Durante o período que morou em Nova York, de 2010 a 2014, servia um carré de cordeiro em crosta de pistache no restaurante Gradisca. Evidentemente, existem alguns clássicos como sua utilização junto com chocolate ou dentro da tradicional mortadela de Bologna. Foi, inclusive, o tradicional sanduíche de mortadela do Mercadão que o inspirou a criar a sua famosa maionese de pistache (receita no final da matéria). “Na Itália, a gente come pão com mortadela e uma colher de maionese. Um dia, tinha sobrado um tanto de pasta de pistache de um doce que estava fazendo. Resolvi testar e ficou ótimo”, diz. Hoje, nos restaurantes, ele usa pistache em alguns pratos como no crudo de atum com pistache e o cannoli de ricota com pistache.
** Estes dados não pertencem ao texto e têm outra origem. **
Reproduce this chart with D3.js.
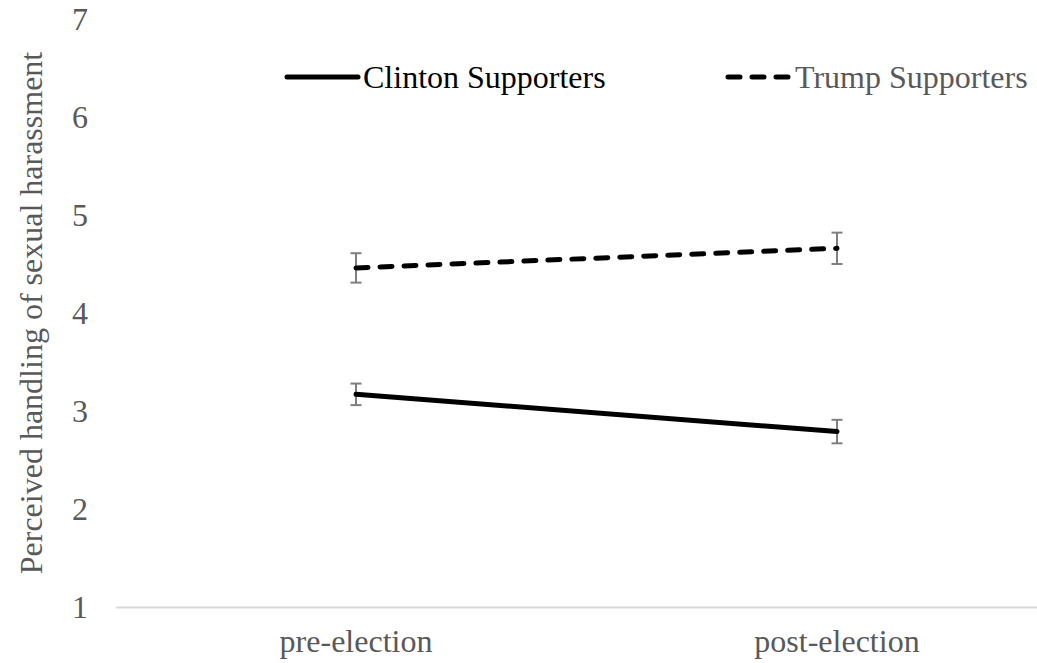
<!DOCTYPE html>
<html>
<head>
<meta charset="utf-8">
<script src="https://cdn.jsdelivr.net/npm/d3@7"></script>
<style>
  html, body { margin: 0; padding: 0; background: #fff; }
  svg { display: block; }
  svg text { font-family: 'Liberation Serif', Tinos, 'Times New Roman', Times, 'DejaVu Serif', serif !important; }
</style>
</head>
<body>
<svg id="chart" width="1037" height="663"></svg>
<script>
// Survey periods and series means with their error margins
const periods = ["pre-election", "post-election"];
const clintonMeans = [3.17, 2.79];
const clintonErrors = [0.11, 0.12];
const trumpMeans = [4.46, 4.66];
const trumpErrors = [0.15, 0.16];
const yTicks = [1, 2, 3, 4, 5, 6, 7];
const seriesNames = ["Clinton Supporters", "Trump Supporters"];

const series = [
  { name: seriesNames[0], means: clintonMeans, errors: clintonErrors, dash: null, textColor: "#000" },
  { name: seriesNames[1], means: trumpMeans, errors: trumpErrors, dash: "12,12", textColor: "#595959" }
];

const FONT = "'Liberation Serif', Tinos, 'Times New Roman', Times, 'DejaVu Serif', serif";
const svg = d3.select("#chart").attr("font-family", FONT);

const x = d3.scaleBand().domain(periods).range([115.5, 1077.5]);
const y = d3.scaleLinear().domain([1, 7]).range([607, 19]);
const cx = d => x(d) + x.bandwidth() / 2;

// Category axis along the bottom
const xAxis = svg.append("g")
  .attr("transform", `translate(0,${y(1)})`)
  .call(d3.axisBottom(x).tickSize(0).tickSizeOuter(0).tickPadding(22));
xAxis.attr("font-family", FONT).attr("font-size", 32);
xAxis.select(".domain").attr("stroke", "#d9d9d9").attr("stroke-width", 2);
xAxis.selectAll(".tick text").attr("fill", "#595959");

// Value axis labels
const yAxis = svg.append("g")
  .attr("transform", "translate(88,0)")
  .call(d3.axisLeft(y).tickValues(yTicks).tickFormat(d3.format("d")).tickSize(0).tickPadding(0));
yAxis.attr("font-family", FONT).attr("font-size", 32);
yAxis.select(".domain").remove();
yAxis.selectAll(".tick text")
  .attr("fill", "#595959")
  .attr("dy", "0.34em");

// Axis title
svg.append("text")
  .attr("transform", `translate(42,${(y(1) + y(7)) / 2}) rotate(-90)`)
  .attr("text-anchor", "middle")
  .attr("fill", "#595959")
  .attr("font-size", 32)
  .text("Perceived handling of sexual harassment");

// Error bars
const capHalf = 5.5;
series.forEach(s => {
  const g = svg.append("g").attr("stroke", "#7f7f7f").attr("stroke-width", 2);
  periods.forEach((p, i) => {
    const px = cx(p);
    const top = y(s.means[i] + s.errors[i]);
    const bot = y(s.means[i] - s.errors[i]);
    g.append("line").attr("x1", px).attr("x2", px).attr("y1", top).attr("y2", bot);
    g.append("line").attr("x1", px - capHalf).attr("x2", px + capHalf).attr("y1", top).attr("y2", top);
    g.append("line").attr("x1", px - capHalf).attr("x2", px + capHalf).attr("y1", bot).attr("y2", bot);
  });
});

// Series lines
const line = d3.line().x(d => cx(d.p)).y(d => y(d.v));
series.forEach(s => {
  svg.append("path")
    .datum(periods.map((p, i) => ({ p, v: s.means[i] })))
    .attr("d", line)
    .attr("fill", "none")
    .attr("stroke", "#000")
    .attr("stroke-width", 5)
    .attr("stroke-linecap", "round")
    .attr("stroke-dasharray", s.dash);
});

// Legend
const legendY = 77;
const legendItems = [
  { s: series[0], x0: 287, x1: 358, tx: 363 },
  { s: series[1], x0: 728, x1: 788, tx: 795 }
];
legendItems.forEach(item => {
  svg.append("line")
    .attr("x1", item.x0).attr("x2", item.x1)
    .attr("y1", legendY).attr("y2", legendY)
    .attr("stroke", "#000")
    .attr("stroke-width", 5)
    .attr("stroke-linecap", "round")
    .attr("stroke-dasharray", item.s.dash);
  svg.append("text")
    .attr("x", item.tx)
    .attr("y", legendY + 11)
    .attr("fill", item.s.textColor)
    .attr("font-size", 32)
    .text(item.s.name);
});
</script>
</body>
</html>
Conquistou de vez os cardápios
Em agosto, a Bacio di Latte, gelateria que nasceu em São Paulo em 2011 e hoje conta com mais de 160 unidades espalhadas pelo Brasil, lançou o Festival do Pistacchio. Como o nome mesmo indica, a estrela de todos os produtos era, claro, o pistache. Criadas pelo chef Olivier Kirkham, o Il Pistacchio encantou imediatamente os pistachomaníacos. Também pudera: gelato de pistache na casquinha recheada de creme de pistache, crocante e cobertura de pistache. A turma aceitou tanto as novas receitas, que o festival acabou e algumas das receitas entraram de vez para o cardápio. Atualmente, a marca oferece sete produtos que levam o ingrediente.
Além dos gelatos de pistache e mousse de pistacchio, tem milkshake, waffle, crepe, creme e chocolate. Ah, e sabem qual é o sorvete mais vendido pela Bacio em todo o Brasil? Pois é. Ele mesmo! Parece mesmo que o pistache não foi só amor de verão para os brasileiros. Veio para ficar.
Receita fácil com pistache
Maionese de pistache por Antonio Maiolica
300g de óleo
2g de sal
30g de vinagre
1 ovo
20 g de pasta de pistache ou 50 g de pistache in natura e três folhas de salsinha
Modo de fazer
Coloque o azeite, o sal, o vinagre e o ovo no copo do mixer. Coloque o mixer bem no fundo e vá batendo até a mistura emulsionar. Depois é só colocar a pasta de pistache e bater mais um pouco.